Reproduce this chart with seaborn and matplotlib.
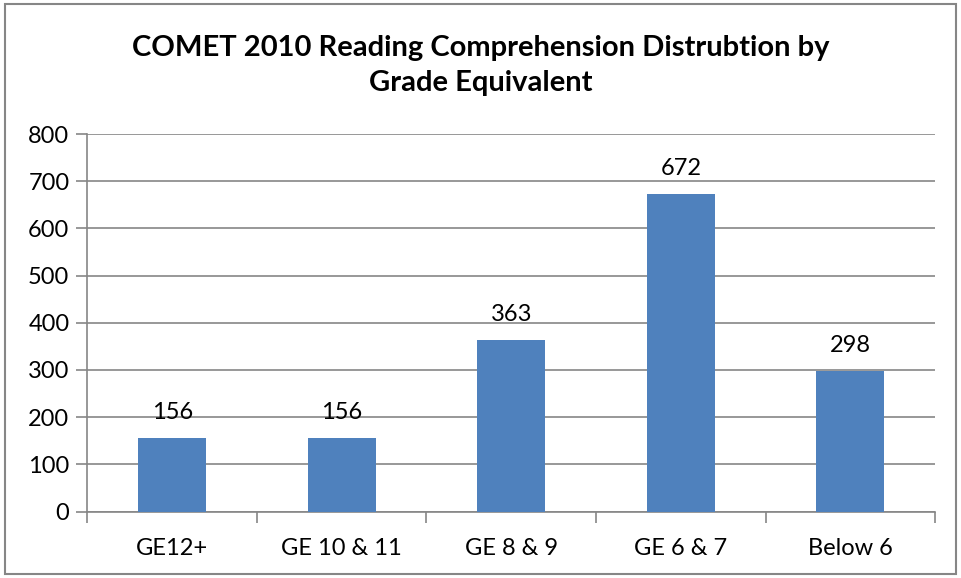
import matplotlib
matplotlib.use("Agg")
import matplotlib.pyplot as plt
import pandas as pd
import seaborn as sns

# data
grades = ["GE12+", "GE 10 & 11", "GE 8 & 9", "GE 6 & 7", "Below 6"]
counts = [156, 156, 363, 672, 298]

sns.set_theme(style="white")
plt.rcParams["font.family"] = ["Lato", "DejaVu Sans"]

df = pd.DataFrame({"grade": grades, "count": counts})

fig = plt.figure(figsize=(9.61, 5.78), dpi=100)
ax = fig.add_axes([0.091, 0.115, 0.882, 0.653])

sns.barplot(data=df, x="grade", y="count", color="#4F81BD", width=0.4,
            saturation=1, linewidth=0, ax=ax, zorder=3)

ax.set_ylim(0, 800)
ax.set_yticks(range(0, 801, 100))
ax.set_xlim(-0.5, len(grades) - 0.5)
ax.yaxis.grid(True, color="#868686", linewidth=1.2, zorder=0)
ax.set_axisbelow(True)

for s in ["top", "right"]:
    ax.spines[s].set_visible(False)
for s in ["left", "bottom"]:
    ax.spines[s].set_color("#868686")
    ax.spines[s].set_linewidth(1.2)

# x ticks between categories, labels centered
ax.set_xticks([i - 0.5 for i in range(len(grades) + 1)], minor=False)
ax.set_xticklabels([])
ax.set_xticks(range(len(grades)), minor=True)
ax.set_xticklabels(grades, minor=True)
ax.tick_params(axis="x", which="major", length=8, width=1.2, color="#868686", bottom=True)
ax.tick_params(axis="x", which="minor", length=0, pad=19, labelsize=17, labelcolor="black")
ax.tick_params(axis="y", length=8, width=1.2, color="#868686", left=True,
               labelsize=17, pad=5, labelcolor="black")
ax.set_xlabel("")
ax.set_ylabel("")

for c in ax.containers:
    ax.bar_label(c, fontsize=17, padding=11, color="black")

fig.suptitle("COMET 2010 Reading Comprehension Distrubtion by\nGrade Equivalent",
             fontsize=21, fontweight="bold", y=0.94, linespacing=1.45, color="black")

border = plt.Rectangle((0.005, 0.007), 0.99, 0.986, transform=fig.transFigure,
                       fill=False, edgecolor="#868686", linewidth=1.5)
fig.patches.append(border)

fig.savefig("out.png", dpi=100)
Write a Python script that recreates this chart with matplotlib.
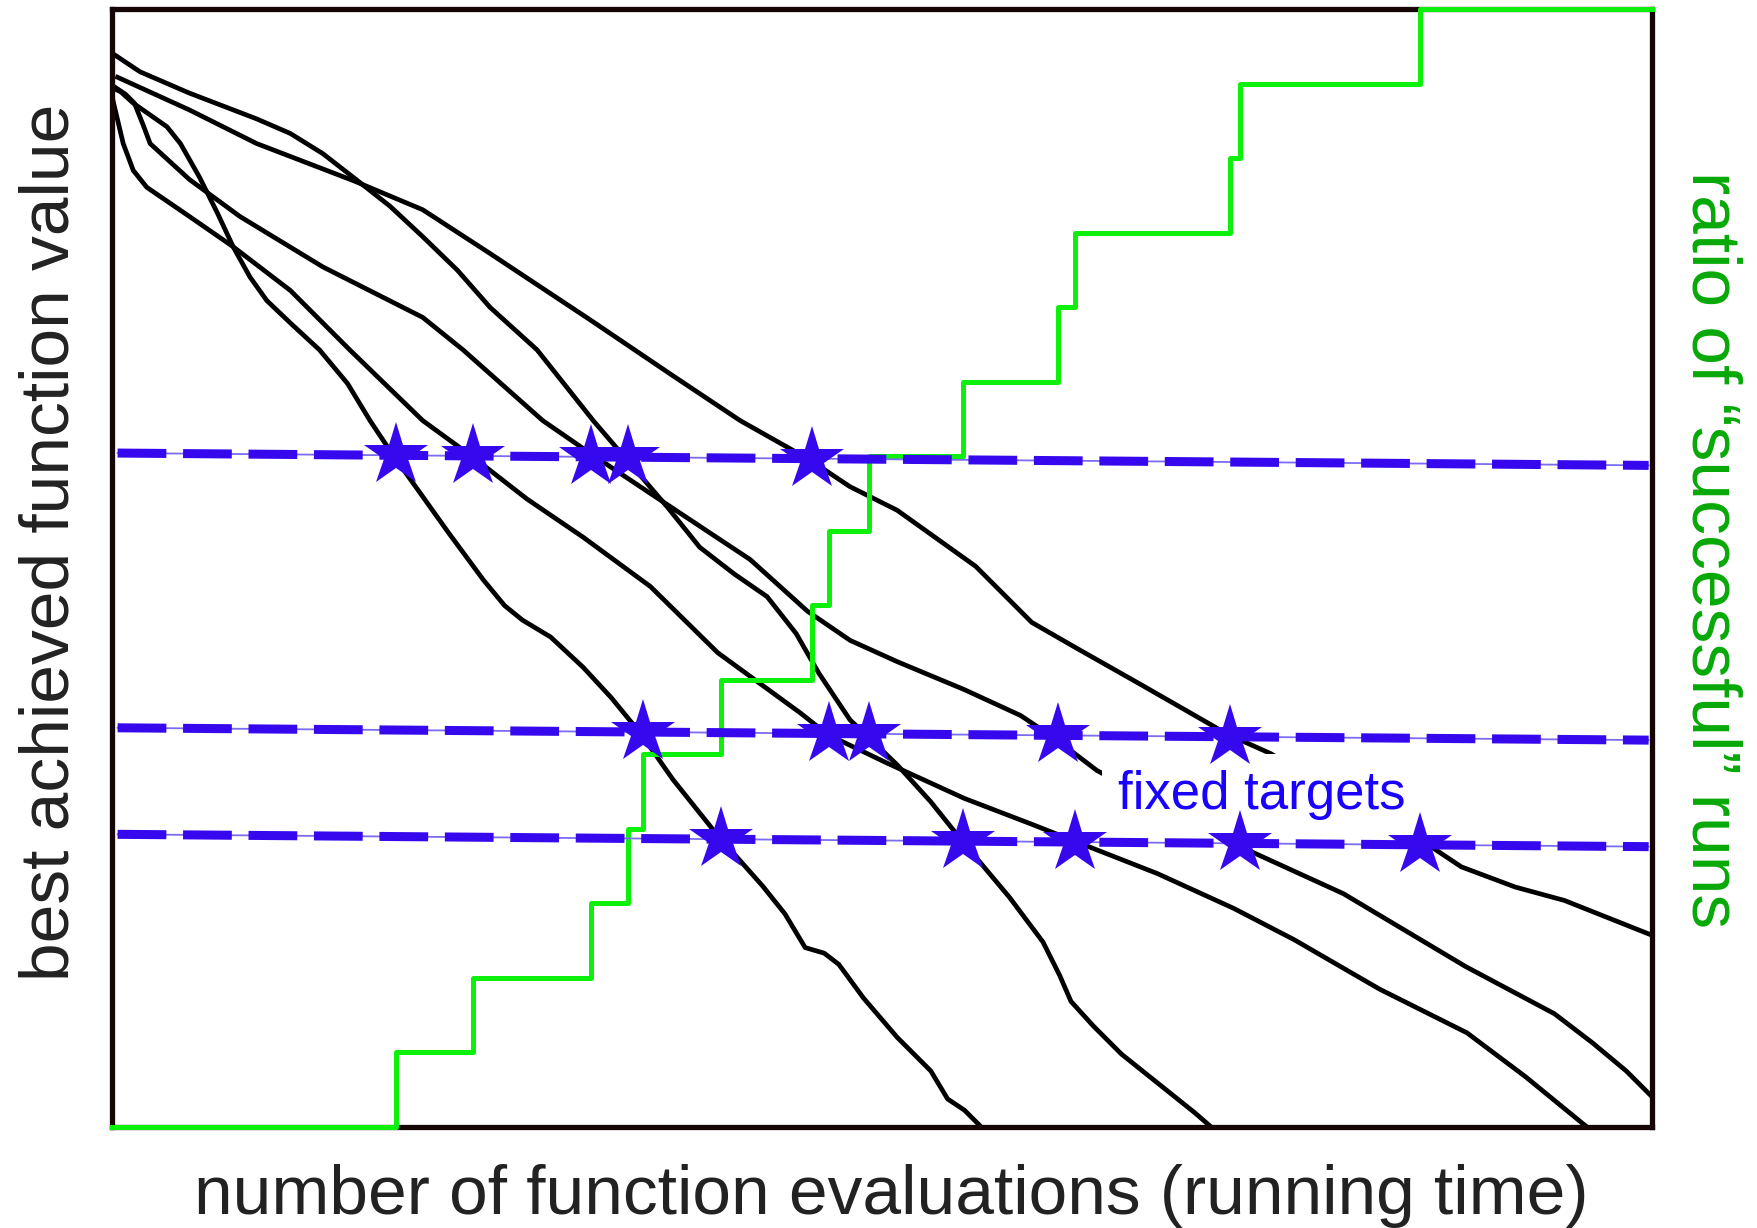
import numpy as np
import matplotlib.pyplot as plt

plt.rcParams['font.family'] = ['Liberation Sans', 'DejaVu Sans']

# runs: number of evaluations vs best f-value (arbitrary units)
run_p_x = [0, 8, 19, 49, 61, 78, 94, 108, 123, 138, 159, 185, 210, 230, 250, 260, 300, 331, 350,
           366, 391, 420, 445, 472, 500, 540, 580, 600, 618, 635, 648, 670, 700, 730, 745, 760, 775]
run_p_f = [927, 923, 913, 892, 877, 847, 815, 785, 758, 737, 717, 693, 663, 630, 600, 586, 530, 488, 465,
           452, 437, 410, 383, 350, 310, 260, 215, 190, 160, 155, 145, 115, 80, 50, 25, 15, 0]

run_q_x = [1, 25, 69, 129, 159, 188, 215, 248, 277, 308, 337, 379, 429, 459, 495, 524, 555, 584, 610,
           630, 658, 673, 700, 730, 758, 800, 830, 845, 855, 875, 900, 950, 965, 980]
run_q_f = [957, 941, 922, 899, 886, 868, 847, 821, 794, 764, 731, 693, 630, 595, 553, 517, 493, 473, 440,
           405, 363, 349, 323, 290, 255, 205, 165, 135, 112, 90, 65, 25, 13, 0]

run_r_x = [0, 10, 19, 31, 69, 108, 159, 212, 277, 325, 370, 420, 480, 540, 614, 638, 690, 760, 820,
           858, 932, 1000, 1054, 1130, 1208, 1260, 1315]
run_r_f = [919, 877, 853, 838, 812, 785, 746, 693, 630, 595, 560, 526, 482, 423, 369, 350, 325, 293, 270,
           255, 226, 195, 167, 123, 84, 45, 0]

run_s_x = [3, 69, 129, 215, 277, 337, 426, 500, 560, 622, 658, 700, 770, 820, 860, 920, 995, 1033,
           1100, 1151, 1176, 1203, 1251, 1295, 1373]
run_s_f = [937, 907, 877, 844, 818, 779, 720, 670, 630, 595, 571, 550, 500, 450, 427, 393, 350, 333,
           293, 262, 250, 232, 214, 202, 171]

run_t_x = [0, 12, 20, 28, 34, 69, 114, 188, 277, 313, 384, 426, 480, 569, 620, 658, 700, 760, 810,
           840, 878, 982, 1006, 1098, 1207, 1286, 1320, 1350, 1378]
run_t_f = [929, 921, 913, 893, 877, 845, 812, 767, 722, 693, 630, 601, 565, 506, 460, 434, 415, 390, 367,
           347, 318, 262, 250, 208, 143, 101, 75, 50, 22]

# fixed targets (drawn slightly tilted, as in the sketch)
target_x = [5, 1370]
target_left = [601, 356, 261]
target_right = [590, 345, 250]

# evaluations at which each run hits each target
hits_target1 = [253, 322, 427, 460, 624]
hits_target2 = [473, 639, 675, 843, 997]
hits_target3 = [543, 759, 859, 1006, 1166]

x_max = 1373
f_max = 997

blue = '#3608ee'
fig = plt.figure(figsize=(17.58, 12.28), dpi=100)
ax = fig.add_axes([112 / 1758, 1 - 1127 / 1228, 1540 / 1758, 1118 / 1228])
ax.set_xlim(0, x_max)
ax.set_ylim(0, f_max)
ax.set_xticks([])
ax.set_yticks([])
for s in ax.spines.values():
    s.set_linewidth(3.8)
    s.set_color('#150505')

for xs, fs in [(run_p_x, run_p_f), (run_q_x, run_q_f), (run_r_x, run_r_f),
               (run_s_x, run_s_f), (run_t_x, run_t_f)]:
    ax.plot(xs, fs, color='black', lw=3.4, zorder=2, solid_capstyle='butt', solid_joinstyle='round')

# ratio of successful runs (ECDF of hitting times)
all_hits = np.sort(np.concatenate([hits_target1, hits_target2, hits_target3]))
n = len(all_hits)
step_x = np.concatenate([[0], all_hits, [x_max]])
step_y = np.concatenate([np.arange(n + 1) / n, [1]])
ax.plot(step_x, step_y, drawstyle='steps-post', color='#0cf00c', lw=3.6,
        transform=ax.get_xaxis_transform(), clip_on=False, zorder=3)

ax.text(897, 284, 'fixed targets', color='#1a00ff', fontsize=38, ha='left', va='baseline',
        bbox=dict(boxstyle='square,pad=0.3', fc='white', ec='none'), zorder=3.5)

for hits, fl, fr in zip([hits_target1, hits_target2, hits_target3], target_left, target_right):
    ax.plot(target_x, [fl, fr], color='#7b6cf2', lw=1.3, zorder=4)
    ax.plot(target_x, [fl, fr], color=blue, lw=6.5, dashes=(5.4, 1.85), zorder=4,
            dash_capstyle='butt')
    ax.plot(hits, np.interp(hits, target_x, [fl, fr]), ls='none', marker='*', ms=48,
            color=blue, mew=0, zorder=5)

fig.text(891 / 1758, 1 - 1214 / 1228, 'number of function evaluations (running time)',
         fontsize=50, color='#222222', ha='center', va='baseline')
fig.text(69 / 1758, 1 - 542 / 1228, 'best achieved function value', fontsize=50, color='#222222',
         rotation=90, rotation_mode='anchor', ha='center', va='baseline')
fig.text(1693 / 1758, 1 - 550 / 1228, 'ratio of \u201csuccessful\u201d runs', fontsize=50,
         color='#07a807', rotation=270, rotation_mode='anchor', ha='center', va='baseline')

fig.savefig('out.png', dpi=100)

════════

▶ **Given instruction**: From the entries above, extract each line containing "chart".

▶ **Task result**:
Reproduce this chart with seaborn and matplotlib.
Write a Python script that recreates this chart with matplotlib.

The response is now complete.